■ **Short problem**: Print word for word the first line of the listing below and every line after it, through the line with "0.215, 0.22, 0.225, 0.23, 0.235, 0.24, 0.245, 0.25];". Leave out the pictures and the rest.

■ **Records to use**:
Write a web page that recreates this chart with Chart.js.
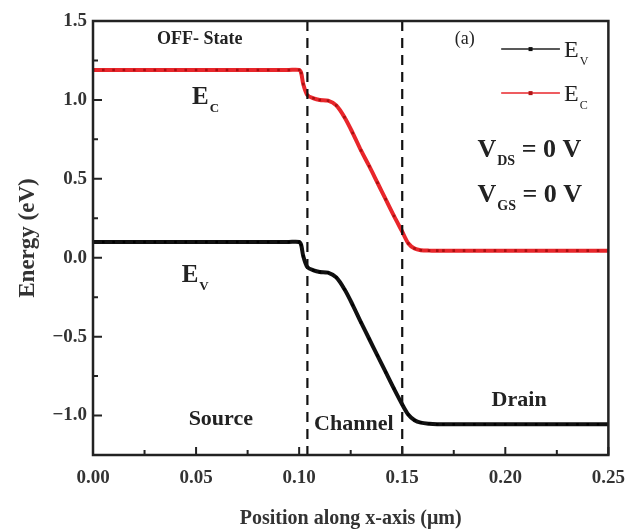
<!DOCTYPE html>
<html>
<head>
<meta charset="utf-8">
<script src="https://cdn.jsdelivr.net/npm/chart.js@4.4.1/dist/chart.umd.min.js"></script>
<style>
  body { margin: 0; background: #fff; }
  #chart { display: block; }
</style>
</head>
<body>
<canvas id="chart" width="637" height="531"></canvas>
<script>
// position along x (um)
const xPos = [0, 0.005, 0.01, 0.015, 0.02, 0.025, 0.03, 0.035, 0.04, 0.045, 0.05,
  0.055, 0.06, 0.065, 0.07, 0.075, 0.08, 0.085, 0.09, 0.095, 0.1,
  0.101, 0.102, 0.104, 0.107, 0.11, 0.114, 0.118, 0.122, 0.126, 0.13,
  0.134, 0.138, 0.142, 0.146, 0.15, 0.153, 0.156, 0.159, 0.163,
  0.167, 0.17, 0.175, 0.18, 0.185, 0.19, 0.195, 0.2, 0.205, 0.21,
  0.215, 0.22, 0.225, 0.23, 0.235, 0.24, 0.245, 0.25];

const ecValues = [1.19, 1.19, 1.19, 1.19, 1.19, 1.19, 1.19, 1.19, 1.19, 1.19, 1.19,
  1.19, 1.19, 1.19, 1.19, 1.19, 1.19, 1.19, 1.19, 1.19, 1.19,
  1.17, 1.10, 1.03, 1.01, 1.0, 0.995, 0.965, 0.89, 0.79, 0.68,
  0.58, 0.475, 0.37, 0.265, 0.165, 0.09, 0.058, 0.048, 0.045,
  0.045, 0.045, 0.045, 0.045, 0.045, 0.045, 0.045, 0.045, 0.045, 0.045,
  0.045, 0.045, 0.045, 0.045, 0.045, 0.045, 0.045, 0.045];

const evValues = [0.10, 0.10, 0.10, 0.10, 0.10, 0.10, 0.10, 0.10, 0.10, 0.10, 0.10,
  0.10, 0.10, 0.10, 0.10, 0.10, 0.10, 0.10, 0.10, 0.10, 0.10,
  0.08, 0.01, -0.06, -0.08, -0.09, -0.095, -0.125, -0.20, -0.30, -0.41,
  -0.515, -0.62, -0.725, -0.83, -0.93, -0.995, -1.03, -1.045, -1.052,
  -1.055, -1.055, -1.055, -1.055, -1.055, -1.055, -1.055, -1.055, -1.055, -1.055,
  -1.055, -1.055, -1.055, -1.055, -1.055, -1.055, -1.055, -1.055];

const xTicks = [0, 0.05, 0.10, 0.15, 0.20, 0.25];
const yTicks = [-1.0, -0.5, 0, 0.5, 1.0, 1.5];
const dividers = [0.104, 0.15];   // source/channel/drain boundaries

const serif = "'Liberation Serif', 'Times New Roman', serif";
const RED = '#e8262b';

function toPts(ys) {
  return xPos.map((x, i) => ({ x: x, y: ys[i] }));
}

function subText(ctx, x, y, main, sub, size, bold, after) {
  const w = bold ? 'bold ' : '';
  ctx.font = w + size + 'px ' + serif;
  ctx.fillText(main, x, y);
  let cx = x + ctx.measureText(main).width;
  const s = Math.round(size * 0.52);
  ctx.font = w + s + 'px ' + serif;
  ctx.fillText(sub, cx + 1, y + size * 0.32);
  cx += ctx.measureText(sub).width + 1;
  if (after) {
    ctx.font = w + size + 'px ' + serif;
    ctx.fillText(after, cx, y);
  }
}

// frame, inward ticks, dashed region lines, text and legend
const decor = {
  id: 'decor',
  afterDatasetsDraw(chart) {
    const ctx = chart.ctx;
    const a = chart.chartArea;
    const xs = chart.scales.x, ys = chart.scales.y;
    ctx.save();

    // dashed boundaries
    ctx.strokeStyle = '#111';
    ctx.lineWidth = 2.2;
    ctx.setLineDash([10, 7]);
    dividers.forEach(d => {
      const px = xs.getPixelForValue(d);
      ctx.beginPath();
      ctx.moveTo(px, a.top);
      ctx.lineTo(px, a.bottom);
      ctx.stroke();
    });
    ctx.setLineDash([]);

    // frame
    ctx.strokeStyle = '#222';
    ctx.lineWidth = 2.5;
    ctx.strokeRect(a.left, a.top, a.right - a.left, a.bottom - a.top);

    // ticks pointing in
    ctx.lineWidth = 2;
    ctx.beginPath();
    for (let v = 0; v <= 0.2501; v += 0.025) {
      const px = xs.getPixelForValue(v);
      const major = Math.abs(v / 0.05 - Math.round(v / 0.05)) < 1e-6;
      ctx.moveTo(px, a.bottom);
      ctx.lineTo(px, a.bottom - (major ? 8 : 5));
    }
    for (let v = -1.25; v <= 1.5001; v += 0.25) {
      const py = ys.getPixelForValue(v);
      const major = Math.abs(v / 0.5 - Math.round(v / 0.5)) < 1e-6;
      ctx.moveTo(a.left, py);
      ctx.lineTo(a.left + (major ? 9 : 5), py);
    }
    ctx.stroke();

    const X = v => xs.getPixelForValue(v);
    const Y = v => ys.getPixelForValue(v);
    ctx.fillStyle = '#222';
    ctx.textBaseline = 'alphabetic';
    ctx.textAlign = 'left';

    ctx.font = 'bold 18px ' + serif;
    ctx.fillText('OFF- State', X(0.031), Y(1.355));

    subText(ctx, X(0.048), Y(0.975), 'E', 'C', 25, true);
    subText(ctx, X(0.043), Y(-0.155), 'E', 'V', 25, true);

    ctx.font = 'bold 22px ' + serif;
    ctx.textAlign = 'center';
    ctx.fillText('Source', X(0.062), Y(-1.06));
    ctx.fillText('Channel', X(0.1265), Y(-1.09));
    ctx.fillText('Drain', X(0.2067), Y(-0.94));
    ctx.textAlign = 'left';

    ctx.font = '18px ' + serif;
    ctx.fillText('(a)', X(0.1755), Y(1.355));

    // legend
    const legend = [['V', '#222', '#111'], ['C', RED, '#b01515']];
    legend.forEach((l, i) => {
      const ly = Y(i === 0 ? 1.322 : 1.043);
      ctx.strokeStyle = l[1];
      ctx.lineWidth = 1.5;
      ctx.beginPath();
      ctx.moveTo(X(0.198), ly);
      ctx.lineTo(X(0.2265), ly);
      ctx.stroke();
      ctx.fillStyle = l[2];
      ctx.fillRect((X(0.198) + X(0.2265)) / 2 - 2, ly - 2, 4, 4);
      ctx.fillStyle = '#222';
      subText(ctx, X(0.2285), ly + 8, 'E', l[0], 24, false);
    });

    subText(ctx, X(0.1865), Y(0.64), 'V', 'DS', 26, true, ' = 0 V');
    subText(ctx, X(0.1865), Y(0.355), 'V', 'GS', 26, true, ' = 0 V');

    ctx.restore();
  }
};

const ctx = document.getElementById('chart');
const myChart = new Chart(ctx, {
  type: 'line',
  data: {
    datasets: [{
      label: 'Ev',
      data: toPts(evValues),
      borderColor: '#111',
      borderWidth: 4,
      pointStyle: 'rect',
      pointRadius: 1.8,
      pointBackgroundColor: '#000',
      pointBorderWidth: 0,
      tension: 0.3
    }, {
      label: 'Ec',
      data: toPts(ecValues),
      borderColor: RED,
      borderWidth: 4,
      pointStyle: 'rect',
      pointRadius: 1.8,
      pointBackgroundColor: '#a81010',
      pointBorderWidth: 0,
      tension: 0.3
    }]
  },
  options: {
    responsive: false,
    animation: false,
    layout: { padding: { top: 21, right: 23, left: 0, bottom: 0 } },
    plugins: { legend: { display: false }, tooltip: { enabled: false } },
    scales: {
      x: {
        type: 'linear',
        min: 0,
        max: 0.25,
        afterBuildTicks: s => { s.ticks = xTicks.map(v => ({ value: v })); },
        afterFit: s => { s.height = 76; },
        grid: { display: false, drawTicks: false },
        border: { display: false },
        ticks: {
          padding: 12,
          color: '#333',
          font: { family: serif, size: 19, weight: 'bold' },
          callback: v => v.toFixed(2)
        },
        title: {
          display: true,
          text: 'Position along x-axis (\u03bcm)',
          color: '#333',
          padding: { top: 10, bottom: 0 },
          font: { family: serif, size: 20, weight: 'bold' }
        }
      },
      y: {
        min: -1.25,
        max: 1.5,
        afterBuildTicks: s => { s.ticks = yTicks.map(v => ({ value: v })); },
        afterFit: s => { s.width = 93; },
        grid: { display: false, drawTicks: false },
        border: { display: false },
        ticks: {
          padding: 6,
          color: '#333',
          font: { family: serif, size: 19, weight: 'bold' },
          callback: v => v.toFixed(1).replace('-', '\u2212')
        },
        title: {
          display: true,
          text: 'Energy (eV)',
          color: '#333',
          padding: { top: 14, bottom: 0 },
          font: { family: serif, size: 23, weight: 'bold' }
        }
      }
    }
  },
  plugins: [decor]
});
</script>
</body>
</html>
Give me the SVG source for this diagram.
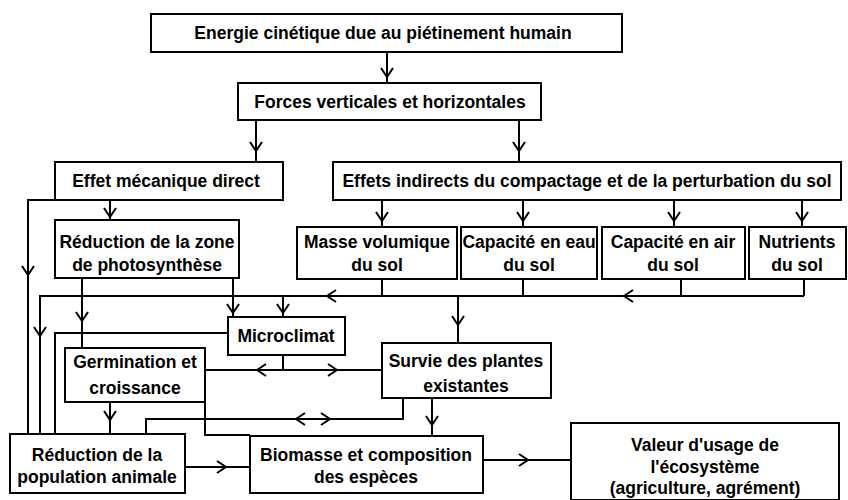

■ **Written solution**:
Write a web page that recreates this chart with Chart.js.
<!DOCTYPE html>
<html>
<head>
<meta charset="utf-8">
<script src="https://cdn.jsdelivr.net/npm/chart.js@4.4.1/dist/chart.umd.min.js"></script>
<style>
  body { margin: 0; background: #fff; }
  #chart { display: block; }
</style>
</head>
<body>
<canvas id="chart" width="637" height="531"></canvas>
<script>
// position along x (um)
const xPos = [0, 0.005, 0.01, 0.015, 0.02, 0.025, 0.03, 0.035, 0.04, 0.045, 0.05,
  0.055, 0.06, 0.065, 0.07, 0.075, 0.08, 0.085, 0.09, 0.095, 0.1,
  0.101, 0.102, 0.104, 0.107, 0.11, 0.114, 0.118, 0.122, 0.126, 0.13,
  0.134, 0.138, 0.142, 0.146, 0.15, 0.153, 0.156, 0.159, 0.163,
  0.167, 0.17, 0.175, 0.18, 0.185, 0.19, 0.195, 0.2, 0.205, 0.21,
  0.215, 0.22, 0.225, 0.23, 0.235, 0.24, 0.245, 0.25];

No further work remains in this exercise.